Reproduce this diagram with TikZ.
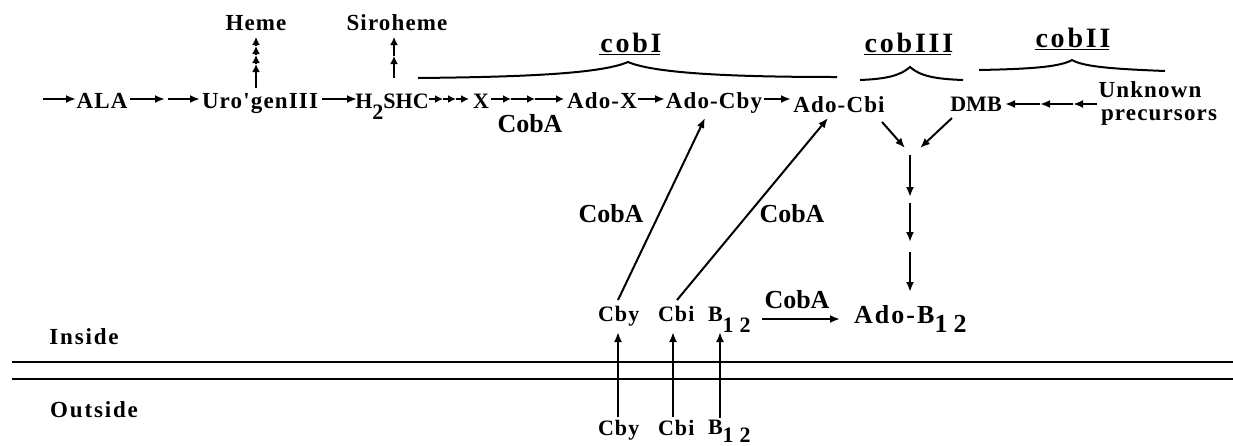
\documentclass[tikz,border=0pt]{standalone}
\usepackage{fontspec}
\setmainfont{Liberation Serif}
\newfontfamily\spfont[LetterSpace=5]{Liberation Serif}
\newfontfamily\spmfont[LetterSpace=8]{Liberation Serif}
\newfontfamily\spwfont[LetterSpace=10]{Liberation Serif}
\usetikzlibrary{arrows.meta}
\newcommand{\sbdown}[2][11pt]{\raisebox{-#1}{#2}}
\begin{document}
\begin{tikzpicture}[x=1pt,y=-1pt, line width=2pt,
  arr/.style={-{Latex[length=10pt,width=8pt]}},
  sarr/.style={-{Latex[length=8pt,width=8pt]}},
  txt/.style={inner sep=0pt, anchor=base, font=\spfont\bfseries\fontsize{23}{26}\selectfont},
  ptxt/.style={inner sep=0pt, anchor=base, font=\bfseries\fontsize{22}{26}\selectfont},
  sidetxt/.style={inner sep=0pt, anchor=base, font=\spmfont\bfseries\fontsize{23}{26}\selectfont},
  smalltxt/.style={inner sep=0pt, anchor=base west, font=\spfont\bfseries\fontsize{22}{26}\selectfont},
  bigtxt/.style={inner sep=0pt, anchor=base west, font=\spmfont\bfseries\fontsize{26}{30}\selectfont},
  cobalab/.style={inner sep=0pt, anchor=base, font=\bfseries\fontsize{26}{30}\selectfont},
  genelab/.style={inner sep=0pt, anchor=base, font=\spwfont\bfseries\fontsize{28}{32}\selectfont},
  brace/.style={line width=2pt},
  uline/.style={line width=1.8pt},
  membrane/.style={line width=2pt}]
\useasboundingbox (0,0) rectangle (1233,445);

% ---- main row ----
\node[txt] (ala) at (102,108) {ALA};
\node[txt] (uro) at (260,108) {Uro'genIII};
\node[ptxt] (shc) at (392,108) {H\sbdown{2}SHC};
\node[ptxt] (x) at (481,108) {X};
\node[txt] (adox) at (602,108) {Ado-X};
\node[txt] (adocby) at (714,108) {Ado-Cby};
\node[txt] (adocbi) at (839,112) {Ado-Cbi};
\node[ptxt] (dmb) at (976,111) {DMB};
\node[txt] (unk) at (1150,97) {Unknown};
\node[txt] (prec) at (1159,120) {precursors};

\node[txt] (heme) at (256,30) {Heme};
\node[txt] (siro) at (397,30) {Siroheme};

% gene labels
\node[genelab] (cobI) at (631,52) {cobI};
\node[genelab] (cobIII) at (909,52) {cobIII};
\node[genelab] (cobII) at (1073,47) {cobII};
\draw[uline] ([yshift=-2.5pt]cobI.base west) -- ([yshift=-2.5pt,xshift=-3pt]cobI.base east);
\draw[uline] ([yshift=-2.5pt]cobIII.base west) -- ([yshift=-2.5pt,xshift=-3pt]cobIII.base east);
\draw[uline] ([yshift=-2.5pt]cobII.base west) -- ([yshift=-2.5pt,xshift=-3pt]cobII.base east);

% braces
\draw[brace] (418,78) .. controls (520,77) and (600,74) .. (628,62) .. controls (656,74) and (740,77) .. (837,77);
\draw[brace] (860,80) .. controls (885,79) and (900,76) .. (910,67) .. controls (920,76) and (935,79) .. (963,80);
\draw[brace] (979,70) .. controls (1030,69) and (1060,67) .. (1072,60) .. controls (1084,67) and (1115,69) .. (1165,71);

% CobA labels
\node[cobalab] (cobaX) at (530,132) {CobA};
\node[cobalab] (cobaL) at (611,222) {CobA};
\node[cobalab] (cobaR) at (792,222) {CobA};
\node[cobalab] (cobaB) at (797,308) {CobA};

% inside row
\node[smalltxt] (cbyin) at (597,321) {Cby};
\node[smalltxt] (cbiin) at (657,321) {Cbi};
\node[smalltxt] (b12in) at (707,321) {B\sbdown{1\hspace{6pt}2}};
\node[bigtxt] (adob12) at (853,323) {Ado-B\sbdown[9pt]{1\hspace{6pt}2}};

% outside row
\node[smalltxt] (cbyout) at (597,435) {Cby};
\node[smalltxt] (cbiout) at (657,435) {Cbi};
\node[smalltxt] (b12out) at (707,434) {B\sbdown[8pt]{1\hspace{6pt}2}};

\node[sidetxt] (inside) at (84,344) {Inside};
\node[sidetxt] (outside) at (94,417) {Outside};

% membrane
\coordinate (m1a) at (12,362); \coordinate (m1b) at (1233,362);
\coordinate (m2a) at (12,379); \coordinate (m2b) at (1233,379);
\draw[membrane] (m1a) -- (m1b);
\draw[membrane] (m2a) -- (m2b);

% ---- coordinates for connectors ----
\coordinate (a0) at (43,99);  \coordinate (a1) at (76,99);
\coordinate (a2) at (130,99); \coordinate (a3) at (165,99);
\coordinate (a4) at (168,99); \coordinate (a5) at (200,99);
\coordinate (a6) at (322,99); \coordinate (a7) at (357,99);
\coordinate (s0) at (429,99); \coordinate (s1) at (443,99); \coordinate (s2) at (456,99); \coordinate (s3) at (469,99);
\coordinate (x0) at (491,99); \coordinate (x1) at (511,99); \coordinate (x2) at (535,99); \coordinate (x3) at (564,99);
\coordinate (b0) at (638,99); \coordinate (b1) at (665,99);
\coordinate (c0) at (764,99); \coordinate (c1) at (791,99);

\draw[arr] (a0) -- (a1);
\draw[arr] (a2) -- (a3);
\draw[arr] (a4) -- (a5);
\draw[arr] (a6) -- (a7);
\draw[sarr] (s0) -- (s1); \draw[sarr] (s1) -- (s2); \draw[sarr] (s2) -- (s3);
\draw[sarr] (x0) -- (x1); \draw[sarr] (x1) -- (x2); \draw[sarr] (x2) -- (x3);
\draw[arr] (b0) -- (b1);
\draw[arr] (c0) -- (c1);

% heme / siroheme
\coordinate (h0) at (256,88); \coordinate (h1) at (256,64); \coordinate (h2) at (256,55);
\coordinate (h3) at (256,46); \coordinate (h4) at (256,37);
\draw[sarr] (h0) -- (h1); \draw[sarr] (h1) -- (h2); \draw[sarr] (h2) -- (h3); \draw[sarr] (h3) -- (h4);
\coordinate (r0) at (394,78); \coordinate (r1) at (394,56); \coordinate (r2) at (394,37);
\draw[sarr] (r0) -- (r1); \draw[sarr] (r1) -- (r2);

% DMB from unknown precursors
\coordinate (d0) at (1097,104); \coordinate (d1) at (1073,104); \coordinate (d2) at (1040,104); \coordinate (d3) at (1005,104);
\draw[arr] (d0) -- (d1); \draw[arr] (d1) -- (d2); \draw[arr] (d2) -- (d3);

% convergence to Ado-B12
\coordinate (v0) at (882,122); \coordinate (v1) at (905,148);
\coordinate (w0) at (952,118); \coordinate (w1) at (920,148);
\draw[arr] (v0) -- (v1);
\draw[arr] (w0) -- (w1);
\coordinate (t0) at (910,155); \coordinate (t1) at (910,197);
\coordinate (t2) at (910,203); \coordinate (t3) at (910,242);
\coordinate (t4) at (910,252); \coordinate (t5) at (910,292);
\draw[arr] (t0) -- (t1); \draw[arr] (t2) -- (t3); \draw[arr] (t4) -- (t5);

% diagonal CobA arrows
\coordinate (g0) at (618,300); \coordinate (g1) at (705,118);
\coordinate (k0) at (677,300); \coordinate (k1) at (828,118);
\draw[arr] (g0) -- (g1);
\draw[arr] (k0) -- (k1);

% B12 -> Ado-B12
\coordinate (e0) at (762,319); \coordinate (e1) at (840,319);
\draw[arr] (e0) -- (e1);

% uptake arrows
\coordinate (u0) at (618,417); \coordinate (u1) at (618,332);
\coordinate (u2) at (673,417); \coordinate (u3) at (673,332);
\coordinate (u4) at (720,418); \coordinate (u5) at (720,332);
\draw[arr] (u0) -- (u1);
\draw[arr] (u2) -- (u3);
\draw[arr] (u4) -- (u5);
\end{tikzpicture}
\end{document}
== == ==
» **SET EXERCISE**:
Reproduce only the lines from the beginning of the data through the line that contains "(0,0) rectangle (1233,445);", both included, and please drop the pictures.

» **WRITTEN RESPONSE**:
Reproduce this diagram with TikZ.
\documentclass[tikz,border=0pt]{standalone}
\usepackage{fontspec}
\setmainfont{Liberation Serif}
\newfontfamily\spfont[LetterSpace=5]{Liberation Serif}
\newfontfamily\spmfont[LetterSpace=8]{Liberation Serif}
\newfontfamily\spwfont[LetterSpace=10]{Liberation Serif}
\usetikzlibrary{arrows.meta}
\newcommand{\sbdown}[2][11pt]{\raisebox{-#1}{#2}}
\begin{document}
\begin{tikzpicture}[x=1pt,y=-1pt, line width=2pt,
  arr/.style={-{Latex[length=10pt,width=8pt]}},
  sarr/.style={-{Latex[length=8pt,width=8pt]}},
  txt/.style={inner sep=0pt, anchor=base, font=\spfont\bfseries\fontsize{23}{26}\selectfont},
  ptxt/.style={inner sep=0pt, anchor=base, font=\bfseries\fontsize{22}{26}\selectfont},
  sidetxt/.style={inner sep=0pt, anchor=base, font=\spmfont\bfseries\fontsize{23}{26}\selectfont},
  smalltxt/.style={inner sep=0pt, anchor=base west, font=\spfont\bfseries\fontsize{22}{26}\selectfont},
  bigtxt/.style={inner sep=0pt, anchor=base west, font=\spmfont\bfseries\fontsize{26}{30}\selectfont},
  cobalab/.style={inner sep=0pt, anchor=base, font=\bfseries\fontsize{26}{30}\selectfont},
  genelab/.style={inner sep=0pt, anchor=base, font=\spwfont\bfseries\fontsize{28}{32}\selectfont},
  brace/.style={line width=2pt},
  uline/.style={line width=1.8pt},
  membrane/.style={line width=2pt}]
\useasboundingbox (0,0) rectangle (1233,445);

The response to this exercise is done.